▶ **Material**:
____________

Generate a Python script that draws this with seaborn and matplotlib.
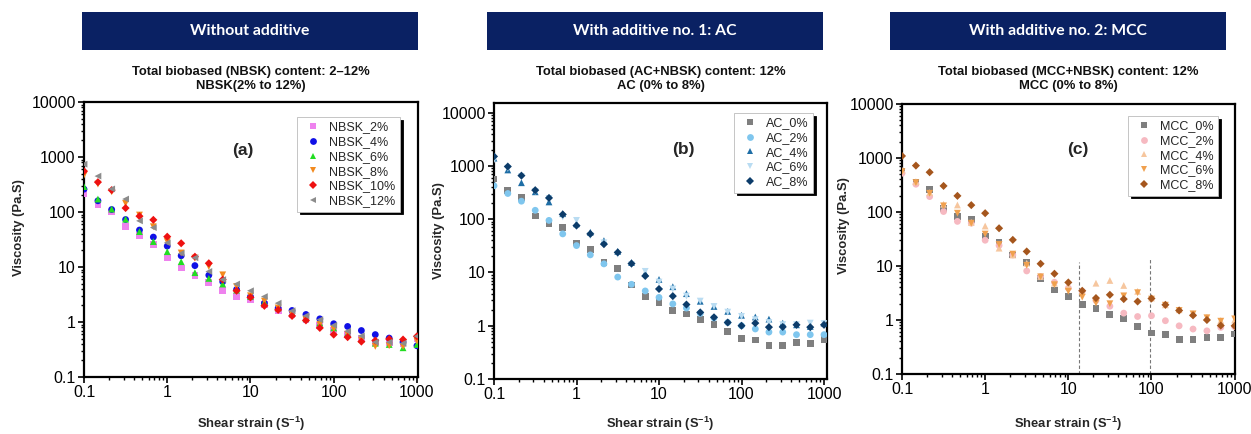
import numpy as np
import pandas as pd
import matplotlib
matplotlib.use("Agg")
import matplotlib.pyplot as plt
import seaborn as sns
from matplotlib.patches import Rectangle
from matplotlib.ticker import FixedLocator, FixedFormatter, LogLocator, NullFormatter

# ---------------- data ----------------
shear = [0.1, 0.147, 0.215, 0.316, 0.464, 0.681, 1, 1.47, 2.15, 3.16, 4.64, 6.81,
         10, 14.7, 21.5, 31.6, 46.4, 68.1, 100, 147, 215, 316, 464, 681, 1000]

# Panel (a) - without additive
nbsk_labels = ["NBSK_2%", "NBSK_4%", "NBSK_6%", "NBSK_8%", "NBSK_10%", "NBSK_12%"]
nbsk_2 = [217, 134, 100, 54, 38, 26, 15, 9.6, 6.9, 5.2, 3.8, 2.95, 2.6, 2.1, 1.6, 1.35,
          1.1, 0.85, 0.7, 0.6, 0.5, 0.42, 0.42, 0.4, 0.5]
nbsk_4 = [260, 160, 111, 73, 47, 35, 24, 16, 10.6, 7.1, 5.4, 3.9, 2.9, 2.2, 1.78, 1.62,
          1.37, 1.14, 0.93, 0.83, 0.70, 0.59, 0.51, 0.43, 0.37]
nbsk_6 = [290, 172, 113, 74, 44, 29, 19, 12.5, 7.9, 6.2, 4.9, 3.8, 2.9, 2.3, 1.8, 1.45,
          1.15, 0.96, 0.78, 0.62, 0.49, 0.41, 0.39, 0.34, 0.39]
nbsk_8 = [465, 321, 233, 143, 88, 54, 29, 18, 14.5, 10.2, 7.2, 4.4, 3.0, 2.4, 1.8, 1.4,
          1.1, 0.9, 0.75, 0.6, 0.47, 0.36, 0.37, 0.36, 0.45]
nbsk_10 = [553, 349, 250, 118, 84, 72, 35.6, 27, 15.4, 11.7, 5.9, 3.7, 2.8, 1.97, 1.66,
           1.29, 1.07, 0.78, 0.59, 0.53, 0.44, 0.46, 0.49, 0.48, 0.55]
nbsk_12 = [740, 449, 263, 172, 69, 52, 27.5, 17.7, 14.7, 8.3, 5.9, 4.9, 3.7, 2.9, 2.2, 1.6,
           1.3, 1.1, 0.87, 0.68, 0.56, 0.43, 0.43, 0.41, 0.55]

# Panel (b) - additive AC
ac_labels = ["AC_0%", "AC_2%", "AC_4%", "AC_6%", "AC_8%"]
ac_0 = [569, 351, 259, 115, 82, 71, 35.8, 27, 15.4, 11.8, 5.8, 3.6, 2.75, 1.95, 1.66, 1.29,
        1.04, 0.77, 0.57, 0.54, 0.43, 0.43, 0.48, 0.47, 0.56]
ac_2 = [425, 304, 218, 147, 95, 53, 32, 21.4, 14.5, 8.2, 6.0, 4.5, 3.4, 2.57, 2.15, 1.7,
        1.4, 1.15, 1.0, 0.87, 0.76, 0.76, 0.68, 0.68, 0.68]
ac_4 = [1400, 841, 484, 327, 211, 127, 82, 57, 39.6, 24.9, 15.4, 9.7, 7.4, 5.4, 4.0, 2.88,
        2.3, 1.86, 1.57, 1.46, 1.33, 1.12, 1.04, 0.97, 1.12]
ac_6 = [1300, 900, 630, 330, 245, 110, 95, 49, 36, 22, 14, 10.5, 6.6, 4.9, 3.6, 2.9,
        2.3, 1.8, 1.5, 1.3, 1.15, 1.05, 1.05, 1.12, 1.1]
ac_8 = [1510, 975, 658, 351, 251, 123, 76, 53, 34, 23.8, 14.7, 8.6, 4.9, 3.6, 2.5, 1.78,
        1.44, 1.15, 1.0, 1.12, 0.94, 0.95, 1.04, 0.94, 1.04]

# Panel (c) - additive MCC
mcc_labels = ["MCC_0%", "MCC_2%", "MCC_4%", "MCC_6%", "MCC_8%"]
mcc_0 = [560, 350, 257, 115, 82, 72, 36, 27, 16, 11.6, 5.8, 3.6, 2.73, 1.97, 1.66, 1.26,
         1.05, 0.77, 0.575, 0.53, 0.43, 0.43, 0.47, 0.47, 0.55]
mcc_2 = [522, 327, 193, 102, 67, 62, 30, 24, 16, 8.1, 6.4, 5.0, 3.9, 3.4, 2.3, 1.8,
         1.34, 1.16, 1.2, 0.97, 0.78, 0.68, 0.63, 0.73, 0.75]
mcc_4 = [600, 366, 229, 139, 135, 64, 55, 21.4, 16, 11.3, 6.4, 4.8, 4.2, 3.4, 4.8, 5.4,
         4.36, 3.4, 2.55, 1.91, 1.55, 1.31, 1.12, 0.98, 1.0]
mcc_6 = [560, 350, 222, 130, 95, 62, 39, 25, 16.6, 10.3, 6.3, 4.5, 3.4, 2.65, 2.06, 2.0,
         2.8, 3.2, 2.44, 1.88, 1.5, 1.3, 1.1, 0.95, 1.05]
mcc_8 = [1090, 723, 545, 304, 199, 134, 95, 50, 30.5, 18.6, 11, 7.2, 4.96, 3.48, 2.55, 2.93,
         2.44, 2.2, 2.5, 1.91, 1.5, 1.22, 1.0, 0.79, 0.78]
mcc_guides = [13.5, 95]          # dashed guide positions (shear strain)
mcc_guide_tops = [12, 14]

headers = ["Without additive", "With additive no. 1: AC", "With additive no. 2: MCC"]
subtitles = ["Total biobased (NBSK) content: 2\u201312%\nNBSK(2% to 12%)",
             "Total biobased (AC+NBSK) content: 12%\nAC (0% to 8%)",
             "Total biobased (MCC+NBSK) content: 12%\nMCC (0% to 8%)"]
panel_tags = ["(a)", "(b)", "(c)"]
y_ticks = [0.1, 1, 10, 100, 1000, 10000]
y_ticklabels = ["0.1", "1", "10", "100", "1000", "10000"]
x_ticks = [0.1, 1, 10, 100, 1000]
x_ticklabels = ["0.1", "1", "10", "100", "1000"]

# ---------------- style ----------------
sns.set_theme(style="ticks")
plt.rcParams["font.family"] = ["Liberation Sans", "DejaVu Sans"]
plt.rcParams["mathtext.fontset"] = "custom"
plt.rcParams["mathtext.rm"] = "Liberation Sans:bold"
plt.rcParams["mathtext.it"] = "Liberation Sans:bold"
plt.rcParams["mathtext.bf"] = "Liberation Sans:bold"

W, H = 1251, 434
fig = plt.figure(figsize=(W / 100, H / 100), dpi=100)


def px_axes(l, t, r, b):
    return fig.add_axes([l / W, 1 - b / H, (r - l) / W, (b - t) / H])


panels = [
    dict(box=(84, 102, 418, 377), ylim=(0.1, 10000), xlim=(0.1, 1030),
         labels=nbsk_labels, series=[nbsk_2, nbsk_4, nbsk_6, nbsk_8, nbsk_10, nbsk_12],
         colors=["#ee82ee", "#1010e6", "#22dd22", "#f28a1e", "#ee1111", "#8c8c8c"],
         markers=["s", "o", "^", "v", "D", "<"],
         leg=(0.946, 0.945), tag=(0.476, 0.825), ylab=(19, 228),
         hdr=(82, 418)),
    dict(box=(494, 103, 827, 379), ylim=(0.1, 15200), xlim=(0.1, 1087),
         labels=ac_labels, series=[ac_0, ac_2, ac_4, ac_6, ac_8],
         colors=["#7f7f7f", "#7fc6ee", "#1f6ea6", "#b9dcf2", "#0c3c6a"],
         markers=["s", "o", "^", "v", "D"],
         leg=(0.958, 0.964), tag=(0.568, 0.83), ylab=(439, 231),
         hdr=(487, 823)),
    dict(box=(902, 104, 1235, 374), ylim=(0.1, 10000), xlim=(0.1, 1010),
         labels=mcc_labels, series=[mcc_0, mcc_2, mcc_4, mcc_6, mcc_8],
         colors=["#7f7f7f", "#f6b9c1", "#f6c69e", "#f0a04e", "#a5561d"],
         markers=["s", "o", "^", "v", "D"],
         leg=(0.949, 0.956), tag=(0.529, 0.83), ylab=(844, 226),
         hdr=(890, 1226)),
]

for i, p in enumerate(panels):
    ax = px_axes(*p["box"])
    n = len(shear)
    df = pd.DataFrame({
        "x": shear * len(p["labels"]),
        "y": sum(p["series"], []),
        "sample": [lab for lab in p["labels"] for _ in range(n)],
    })
    pal = dict(zip(p["labels"], p["colors"]))
    mk = dict(zip(p["labels"], p["markers"]))
    sz = {lab: (17 if m == "D" else 24) for lab, m in zip(p["labels"], p["markers"])}
    sns.scatterplot(data=df, x="x", y="y", hue="sample", style="sample", size="sample",
                    palette=pal, markers=mk, sizes=sz, linewidth=0, ax=ax,
                    legend=True, zorder=3)
    ax.set_xscale("log")
    ax.set_yscale("log")
    ax.set_xlim(*p["xlim"])
    ax.set_ylim(*p["ylim"])

    if i == 2:
        for gx, gt in zip(mcc_guides, mcc_guide_tops):
            ax.vlines(gx, p["ylim"][0], gt, colors="#777777", linestyles=(0, (3, 2)),
                      linewidth=0.8, zorder=1)

    ax.yaxis.set_major_locator(FixedLocator(y_ticks))
    ax.yaxis.set_major_formatter(FixedFormatter(y_ticklabels))
    ax.xaxis.set_major_locator(FixedLocator(x_ticks))
    ax.xaxis.set_major_formatter(FixedFormatter(x_ticklabels))
    ax.yaxis.set_minor_locator(LogLocator(base=10, subs=np.arange(2, 10), numticks=20))
    ax.xaxis.set_minor_locator(LogLocator(base=10, subs=np.arange(2, 10), numticks=20))
    ax.xaxis.set_minor_formatter(NullFormatter())
    ax.yaxis.set_minor_formatter(NullFormatter())
    ax.tick_params(which="major", direction="out", length=4, width=1.2,
                   labelsize=11.5, colors="black", pad=2)
    ax.tick_params(which="minor", direction="out", length=2, width=1.0, colors="black")
    for s in ax.spines.values():
        s.set_linewidth(1.6)
        s.set_color("black")

    ax.set_xlabel("")
    ax.set_ylabel("")
    cx_px = (p["box"][0] + p["box"][2]) / 2
    fig.text(cx_px / W, 1 - 424 / H, "Shear strain (S$^{-1}$)", fontsize=9.4,
             fontweight="bold", ha="center", va="center")
    fig.text(p["ylab"][0] / W, 1 - p["ylab"][1] / H, "Viscosity (Pa.S)", fontsize=9.4,
             fontweight="bold", ha="center", va="center", rotation=90)

    ax.text(p["tag"][0], p["tag"][1], panel_tags[i], transform=ax.transAxes,
            fontsize=12.5, fontweight="bold", ha="center", va="center")

    handles, labels = ax.get_legend_handles_labels()
    leg = ax.legend(handles, labels, loc="upper right", bbox_to_anchor=p["leg"],
                    frameon=True, fancybox=False, fontsize=9,
                    shadow={"color": "black", "alpha": 1.0},
                    handletextpad=0.4, labelspacing=0.22, borderpad=0.35,
                    handlelength=1.8, borderaxespad=0, markerscale=1.0)
    leg.get_frame().set_edgecolor("#bbbbbb")
    leg.get_frame().set_linewidth(0.6)
    leg.get_frame().set_alpha(1)

    # header box
    hl, hr = p["hdr"]
    fig.patches.append(Rectangle((hl / W, 1 - 50 / H), (hr - hl) / W, 38 / H,
                                 transform=fig.transFigure, facecolor="#0a2163",
                                 edgecolor="none"))
    fig.text((hl + hr) / 2 / W, 1 - 31 / H, headers[i], color="white",
             fontsize=11.3, fontweight="bold", family=["Lato", "DejaVu Sans"],
             ha="center", va="center")
    fig.text(cx_px / W, 1 - 79 / H, subtitles[i], ha="center", va="center",
             fontsize=9.4, fontweight="bold", linespacing=1.3, color="#111111")

fig.savefig("out.png", dpi=100)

____________

▶ **Instructions to follow**:
In the data above, please extract the lines from the first one through the line with "464, 681, 1000]", exactly, and keep pictures out.

▶ **Worked solution**:
Generate a Python script that draws this with seaborn and matplotlib.
import numpy as np
import pandas as pd
import matplotlib
matplotlib.use("Agg")
import matplotlib.pyplot as plt
import seaborn as sns
from matplotlib.patches import Rectangle
from matplotlib.ticker import FixedLocator, FixedFormatter, LogLocator, NullFormatter

# ---------------- data ----------------
shear = [0.1, 0.147, 0.215, 0.316, 0.464, 0.681, 1, 1.47, 2.15, 3.16, 4.64, 6.81,
         10, 14.7, 21.5, 31.6, 46.4, 68.1, 100, 147, 215, 316, 464, 681, 1000]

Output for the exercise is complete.